* start ENTRIES SHOWN *
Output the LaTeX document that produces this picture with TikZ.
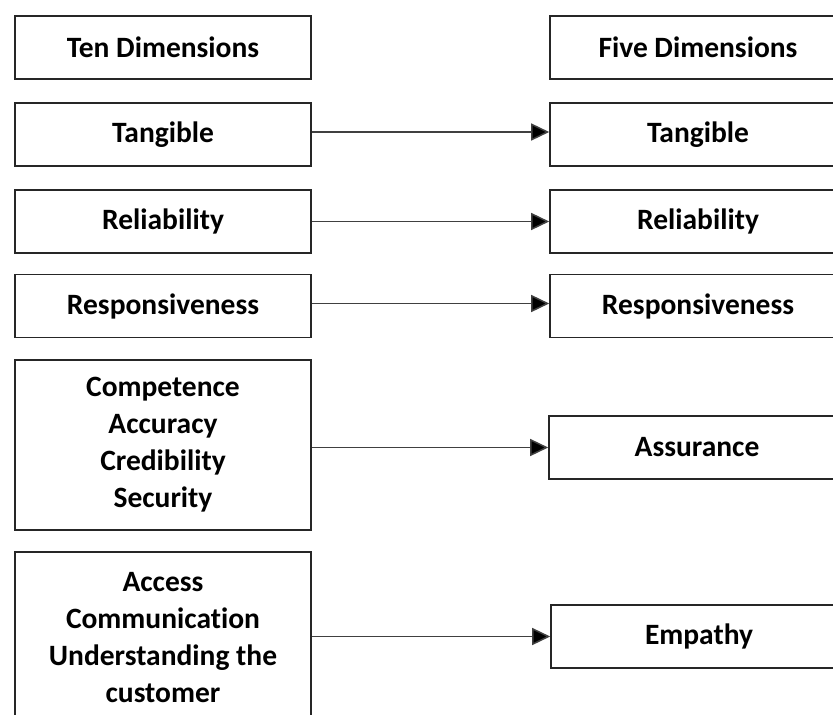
\documentclass[tikz,border=0pt]{standalone}
\usepackage{fontspec}
\setmainfont[RawFeature=-liga]{Carlito}
\usetikzlibrary{arrows.meta}
\begin{document}
\begin{tikzpicture}[x=1pt,y=-1pt,
  dimbox/.style={draw=black!85, line width=1.6pt, rectangle, inner sep=0pt,
    minimum width=296pt, align=center,
    font=\fontsize{29.5}{37}\selectfont\bfseries},
  onebox/.style={dimbox, minimum height=63pt},
  link/.style={draw=black!75, line width=1.5pt, -{Triangle[length=18pt,width=17pt,fill=black]}}]
\useasboundingbox (0,0) rectangle (833,715);
% left column
\node[onebox] (lh) at (163,47.5) {Ten Dimensions};
\node[onebox] (l1) at (163,134.5) {Tangible};
\node[onebox] (l2) at (163,221.5) {Reliability};
\node[onebox] (l3) at (163,306) {Responsiveness};
\node[dimbox, minimum height=170pt] (l4) at (163,445) {Competence\\Accuracy\\Credibility\\Security};
\node[dimbox, minimum height=172pt] (l5) at (163,638) {Access\\Communication\\Understanding the\\customer};
% right column
\node[onebox] (rh) at (698,47.5) {Five Dimensions};
\node[onebox] (r1) at (698,134.5) {Tangible};
\node[onebox] (r2) at (698,221.5) {Reliability};
\node[onebox] (r3) at (698,306) {Responsiveness};
\node[onebox] (r4) at (697,447.5) {Assurance};
\node[onebox] (r5) at (699,636.5) {Empathy};
% connectors
\draw[link] ([yshift=2.5pt]l1.east) -- ([yshift=2.5pt]r1.west);
\draw[link] (l2.east) -- (r2.west);
\draw[link] ([yshift=2.5pt]l3.east) -- ([yshift=2.5pt]r3.west);
\draw[link] (l4.east |- r4.west) -- (r4.west);
\draw[link] (l5.east |- r5.west) -- (r5.west);
\end{tikzpicture}
\end{document}
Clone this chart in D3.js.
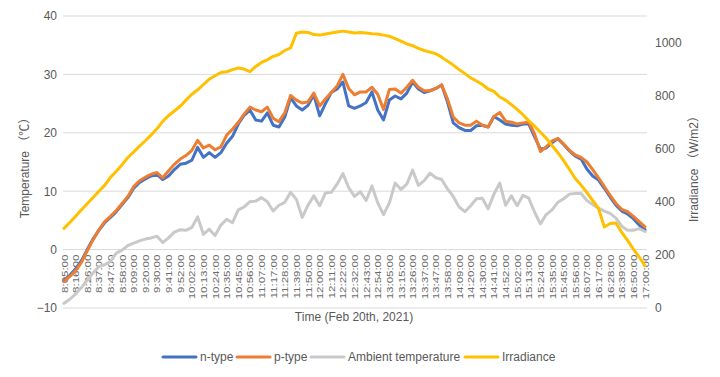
<!DOCTYPE html>
<html>
<head>
<meta charset="utf-8">
<script src="https://cdn.jsdelivr.net/npm/d3@7"></script>
<style>
  body { margin: 0; background: #fff; }
  text { font-family: "Liberation Sans", Arial, "Noto Sans CJK SC", sans-serif; fill: #595959; }
</style>
</head>
<body>
<svg id="chart"></svg>
<script>
const tickLabels = ["8:05:00","8:16:00","8:26:00","8:37:00","8:47:00","8:58:00","9:09:00","9:20:00","9:30:00","9:41:00","9:52:00","10:02:00","10:13:00","10:24:00","10:35:00","10:45:00","10:56:00","11:07:00","11:17:00","11:28:00","11:39:00","11:50:00","12:00:00","12:11:00","12:22:00","12:32:00","12:43:00","12:54:00","13:05:00","13:15:00","13:26:00","13:37:00","13:47:00","13:58:00","14:09:00","14:20:00","14:30:00","14:41:00","14:52:00","15:02:00","15:13:00","15:24:00","15:35:00","15:45:00","15:56:00","16:07:00","16:17:00","16:28:00","16:39:00","16:50:00","17:00:00"];

const tempTicks = [-10, 0, 10, 20, 30, 40];
const irrTicks = [0, 200, 400, 600, 800, 1000];

// two readings per labelled interval, 8:05 -> 17:00
const nType = [-5.3,-4.4,-3.3,-1.9,0.0,1.8,3.3,4.6,5.5,6.5,7.7,8.9,10.5,11.5,12.1,12.6,12.9,12.0,12.6,13.7,14.6,14.8,15.3,17.5,15.8,16.6,15.8,16.6,18.2,19.4,21.5,23.0,23.9,22.2,22.0,23.4,21.3,21.0,22.7,26.0,24.6,23.9,24.7,26.5,22.9,25.0,26.9,27.5,28.7,24.6,24.2,24.6,25.2,27.0,23.9,22.2,25.6,26.3,25.8,26.8,28.7,27.5,26.9,27.2,27.6,28.2,25.3,21.7,20.9,20.4,20.4,21.2,21.3,21.0,22.8,22.2,21.5,21.3,21.2,21.5,21.5,19.3,17.2,17.4,18.3,19.0,18.0,16.9,16.0,15.5,13.8,12.6,11.9,10.5,9.0,7.6,6.6,6.1,5.3,4.2,3.4];

const pType = [-5.5,-4.6,-3.6,-2.2,-0.2,1.7,3.4,4.8,5.7,6.7,7.9,9.1,10.8,11.8,12.4,12.9,13.2,12.3,13.5,14.6,15.5,16.1,17.0,18.7,17.4,17.9,17.1,17.6,19.6,20.6,21.8,23.2,24.4,23.9,23.6,24.4,22.5,21.9,23.4,26.4,25.6,25.1,25.3,26.8,24.6,25.8,26.9,28.0,30.0,27.6,26.5,27.0,27.0,27.8,26.6,24.0,27.4,27.5,26.8,27.8,29.0,27.8,27.2,27.2,27.6,28.2,25.8,22.7,21.7,21.3,21.3,22.0,21.3,21.0,22.8,23.5,22.0,21.8,21.5,21.7,21.8,19.8,16.8,17.6,18.6,19.0,18.1,17.0,16.2,15.8,15.0,13.7,12.3,10.8,9.3,7.9,6.9,6.5,5.7,4.8,3.9];

const ambient = [-9.2,-8.5,-7.6,-6.5,-5.2,-4.0,-2.9,-2.6,-2.0,-0.6,-0.1,0.7,1.1,1.5,1.8,2.0,2.3,1.2,2.0,3.0,3.4,3.3,3.8,5.6,2.6,3.5,2.4,4.2,5.2,4.6,6.8,7.3,8.2,8.3,8.9,8.2,6.6,7.6,8.1,9.8,8.6,5.5,7.6,9.2,7.5,9.7,9.8,11.2,13.0,10.6,9.1,9.9,8.4,10.9,8.0,6.0,8.0,11.4,10.3,11.2,13.6,11.0,11.8,13.1,12.3,12.0,10.4,9.1,7.3,6.5,7.5,8.7,8.8,7.0,9.5,11.4,7.6,9.2,7.5,9.3,8.8,6.4,4.4,6.0,6.8,8.1,8.7,9.5,9.6,9.6,8.4,7.7,7.1,6.6,6.2,5.4,4.0,3.3,3.3,3.6,3.1];

const irradiance = [300,322,346,370,393,416,440,462,492,515,540,567,588,610,630,652,675,703,725,742,760,783,805,822,842,862,875,887,890,898,904,900,890,910,925,935,948,955,970,980,1035,1040,1038,1030,1028,1032,1036,1040,1043,1040,1036,1038,1036,1033,1032,1028,1024,1015,1005,995,988,978,970,964,958,945,930,915,898,883,867,855,842,825,816,795,783,766,748,728,705,685,662,640,612,585,555,522,488,463,435,405,375,305,318,320,285,255,222,192,159];

const series = [
  { name: "n-type", values: nType, color: "#4472C4", axis: "left" },
  { name: "p-type", values: pType, color: "#ED7D31", axis: "left" },
  { name: "Ambient temperature", values: ambient, color: "#C9C9C9", axis: "left" },
  { name: "Irradiance", values: irradiance, color: "#FFC000", axis: "right" }
];

const width = 720;
const height = 377;

const svg = d3.select("#chart").attr("width", width).attr("height", height);

const x = d3.scaleLinear().domain([0, nType.length - 1]).range([64, 645]);
const yL = d3.scaleLinear().domain([-10, 40]).range([308, 16]);
const yR = d3.scaleLinear().domain([0, 1100]).range([308, 16]);

// gridlines
svg.append("g")
  .selectAll("line")
  .data(tempTicks)
  .join("line")
  .attr("x1", 63)
  .attr("x2", 647)
  .attr("y1", (d) => yL(d))
  .attr("y2", (d) => yL(d))
  .attr("stroke", "#D9D9D9")
  .attr("stroke-width", 1);

// left axis
const left = svg.append("g")
  .attr("transform", "translate(57,0)")
  .call(d3.axisLeft(yL).tickValues(tempTicks).tickSize(0).tickPadding(0));
left.select(".domain").remove();
left.selectAll("text").style("font-size", "12px").style("fill", "#595959");

// right axis
const right = svg.append("g")
  .attr("transform", "translate(655,0)")
  .call(d3.axisRight(yR).tickValues(irrTicks).tickFormat(d3.format("d")).tickSize(0).tickPadding(0));
right.select(".domain").remove();
right.selectAll("text").style("font-size", "12px").style("fill", "#595959");

// x axis (category labels sit on the 0 line)
const xAxis = svg.append("g")
  .attr("transform", `translate(0,${yL(0)})`)
  .call(
    d3.axisBottom(x)
      .tickValues(d3.range(0, nType.length, 2))
      .tickFormat((d) => tickLabels[d / 2])
      .tickSize(0)
  );
xAxis.select(".domain").remove();
xAxis.selectAll("text")
  .attr("x", 0)
  .attr("y", 0)
  .attr("dy", "0.35em")
  .attr("text-anchor", "end")
  .attr("transform", "translate(0,5) rotate(-90) scale(1,0.75)")
  .style("font-size", "11.5px")
  .style("fill", "#6b6b6b");

// lines
for (const s of series) {
  const yScale = s.axis === "left" ? yL : yR;
  const line = d3.line()
    .x((d, i) => x(i))
    .y((d) => yScale(d));
  svg.append("path")
    .datum(s.values)
    .attr("fill", "none")
    .attr("stroke", s.color)
    .attr("stroke-width", 3)
    .attr("stroke-linejoin", "round")
    .attr("stroke-linecap", "round")
    .attr("d", line);
}

// axis titles
svg.append("text")
  .attr("transform", "translate(29,165) rotate(-90)")
  .attr("text-anchor", "middle")
  .style("font-size", "12px")
  .text("Temperature （℃）");

svg.append("text")
  .attr("transform", "translate(698,166) rotate(-90)")
  .attr("text-anchor", "middle")
  .style("font-size", "12px")
  .text("Irradiance （W/m2）");

svg.append("text")
  .attr("x", 354)
  .attr("y", 321)
  .attr("text-anchor", "middle")
  .style("font-size", "12px")
  .text("Time (Feb 20th, 2021)");

// legend
const legendX = [163, 237, 311, 465];
const legend = svg.append("g");
series.forEach((s, i) => {
  const g = legend.append("g").attr("transform", `translate(${legendX[i]},357)`);
  g.append("line")
    .attr("x1", 0)
    .attr("x2", 33)
    .attr("stroke", s.color)
    .attr("stroke-width", 3)
    .attr("stroke-linecap", "round");
  g.append("text")
    .attr("x", 37)
    .attr("dy", "0.35em")
    .style("font-size", "12px")
    .text(s.name);
});
</script>
</body>
</html>
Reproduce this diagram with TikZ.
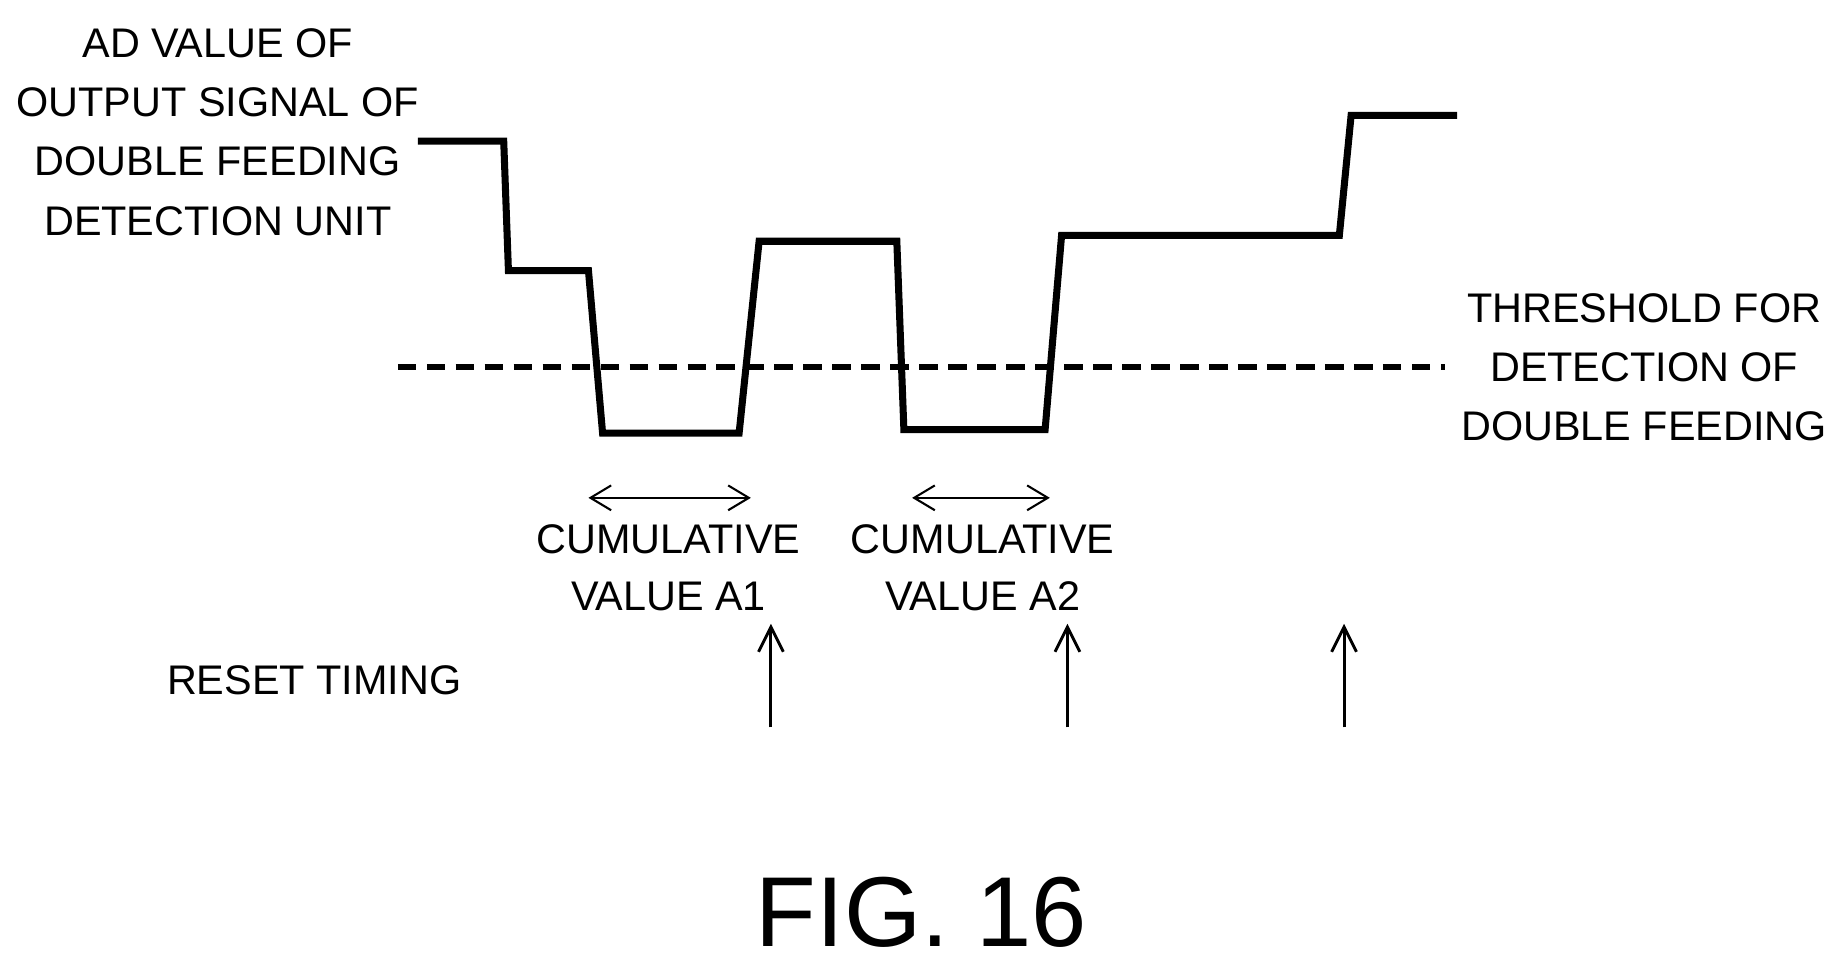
\documentclass[tikz,border=0pt]{standalone}
\usepackage{fontspec}
\setmainfont{Liberation Sans}
\usetikzlibrary{arrows.meta}
\begin{document}
\begin{tikzpicture}[x=0.01cm,y=-0.01cm,
  lbl/.style={font=\fontsize{10}{12}\selectfont, inner sep=0pt, align=center},
  sig/.style={line width=1.7pt, line join=miter},
  thr/.style={line width=1.4pt, dash pattern=on 4.5pt off 2.5pt},
  dbl/.style={line width=0.5pt, {Straight Barb[length=5pt,width=6pt]}-{Straight Barb[length=5pt,width=6pt]}},
  rst/.style={line width=0.7pt, -{Straight Barb[length=6pt,width=6pt]}}]
\useasboundingbox (0,0) rectangle (1560,828);
\node[lbl] (t1) at (185,37) {AD VALUE OF};
\node[lbl] (t2) at (185,87) {OUTPUT SIGNAL OF};
\node[lbl] (t3) at (185,137) {DOUBLE FEEDING};
\node[lbl] (t4) at (185,188) {DETECTION UNIT};
\draw[sig] (355,120)--(428,120)--(432,230)--(500,230)--(512,368)--(628,368)--(645,205)--(762,205)--(768,365)--(888,365)--(902,200)--(1138,200)--(1148,98)--(1238,98);
\coordinate (th0) at (338,312);
\coordinate (th1) at (1228,312);
\draw[thr] (th0)--(th1);
\node[lbl] (h1) at (1397,262) {THRESHOLD FOR};
\node[lbl] (h2) at (1397,312) {DETECTION OF};
\node[lbl] (h3) at (1397,362) {DOUBLE FEEDING};
\coordinate (a1l) at (500,423); \coordinate (a1r) at (638,423);
\coordinate (a2l) at (775,423); \coordinate (a2r) at (892,423);
\draw[dbl] (a1l)--(a1r);
\draw[dbl] (a2l)--(a2r);
\node[lbl] (c1) at (568,458) {CUMULATIVE};
\node[lbl] (v1) at (568,507) {VALUE A1};
\node[lbl] (c2) at (835,458) {CUMULATIVE};
\node[lbl] (v2) at (835,507) {VALUE A2};
\node[lbl] (rt) at (267,578) {RESET TIMING};
\foreach \x/\n in {655/r1,907/r2,1142/r3}{
  \coordinate (\n b) at (\x,618); \coordinate (\n t) at (\x,530);
  \draw[rst] (\n b)--(\n t);}
\node[font=\fontsize{24}{28}\selectfont, inner sep=0pt] (fig) at (783,775) {FIG. 16};
\end{tikzpicture}
\end{document}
* end ENTRIES SHOWN *
| WHAT IS REQUIRED |
Scan the listing above for the word "chart" and show each line where it is found.

| SOLUTION FOR THIS TASK |
Clone this chart in D3.js.
<svg id="chart"></svg>
const svg = d3.select("#chart").attr("width", width).attr("height", height);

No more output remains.